Заплатили за ужин остатками наличных средств (осталось их после всех операций лишь минимум) и, погрузившись в «газик», покатили к воротам. Момент истины наступает: если притормозят у ворот, то все – трандец. Напряжение нарастало, подъехали медленно, встали у заграждения, Бомж сжимал в руках автомат, готовясь продать жизнь подороже. Жучара изобразил на роже безмятежность и пошел договариваться с охраной.
– Жучара, куда поперся на ночь глядя, до утра нельзя было подождать?
– Дело срочное нарисовалось, сам не рад, честно говоря.
– Да не трынди, какие у тебя дела? Дохлых бегунов потрошить и магазы на окраине обносить. Новичка, смотрю, с собой тащишь, он в курсе с кем связался?
– Слышь, Порох, ты сам-то давно в рейде был, вон какой мамон нажрал, сидя на жопе, он еще и умничает.
– Ладно, валите, если приспичило; а в рейд меня сами не берут. Варнак говорит, что я слишком много места занимаю, двоих можно заместо меня взять.

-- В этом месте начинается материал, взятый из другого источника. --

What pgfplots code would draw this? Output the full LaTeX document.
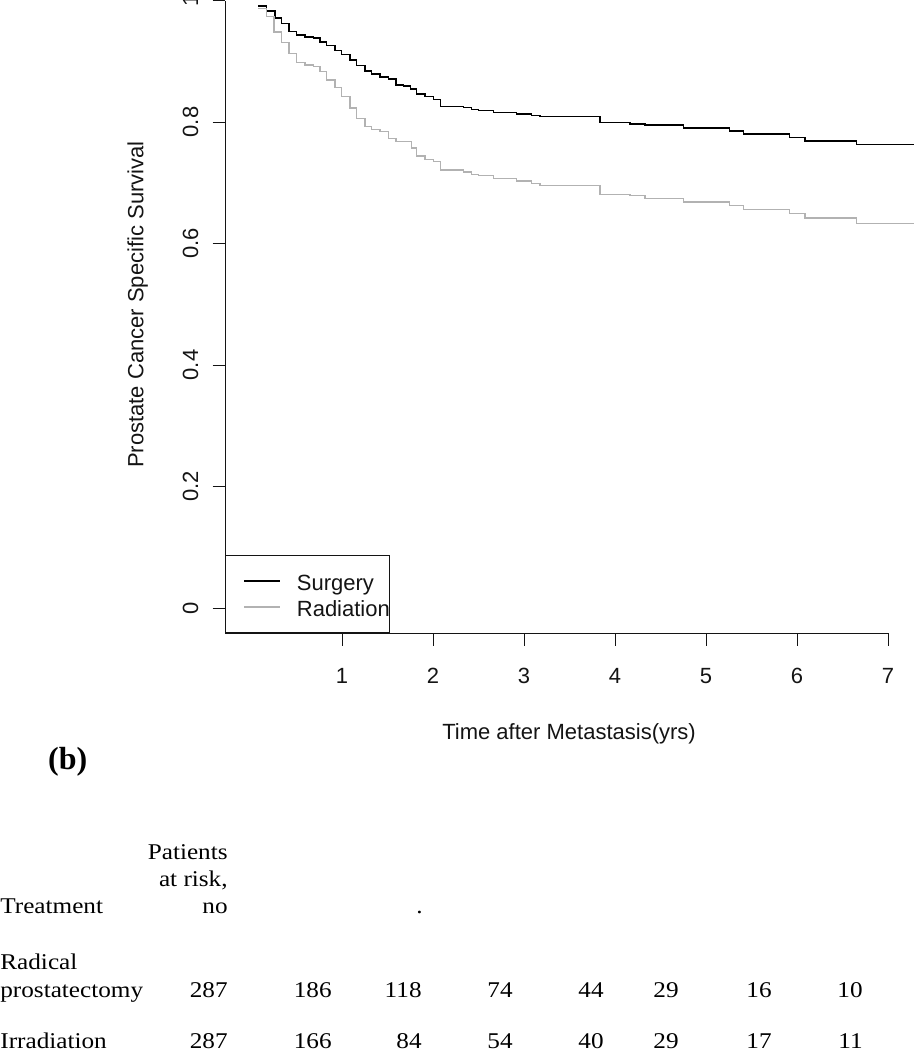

Покатили в темноту, перевели дух, вырвались! А может и не вырывались вовсе, может и не знает кто лишний про чудеса моего организма, верить надо людям. Минут через пять Хмурый, вместе с его тусклыми фонарями по периметру, скрылся в темноте после очередного спуска в ложбину.
– А не опасно вот так по темноте ехать, я смотрю, ты и фары не включил?
– Не опасно, а очень опасно, только мы не поедем никуда, здесь заночуем в леске; далеко от стаба отъезжать сейчас неразумно, если что – успеем вернуться под его защиту. Я посторожу, ты спи, мои способности чувствовать опасность, надеюсь, не подведут. Рассветет – сядешь за руль, а я покемарю; конвои днем сейчас часто ездят в этом месте, пристроимся сзади и проскочим вместе львиную долю пути, а там уже и недалече будет. Если их, конечно, не предупредили уже на наш счет, тогда даже не знаю что и делать.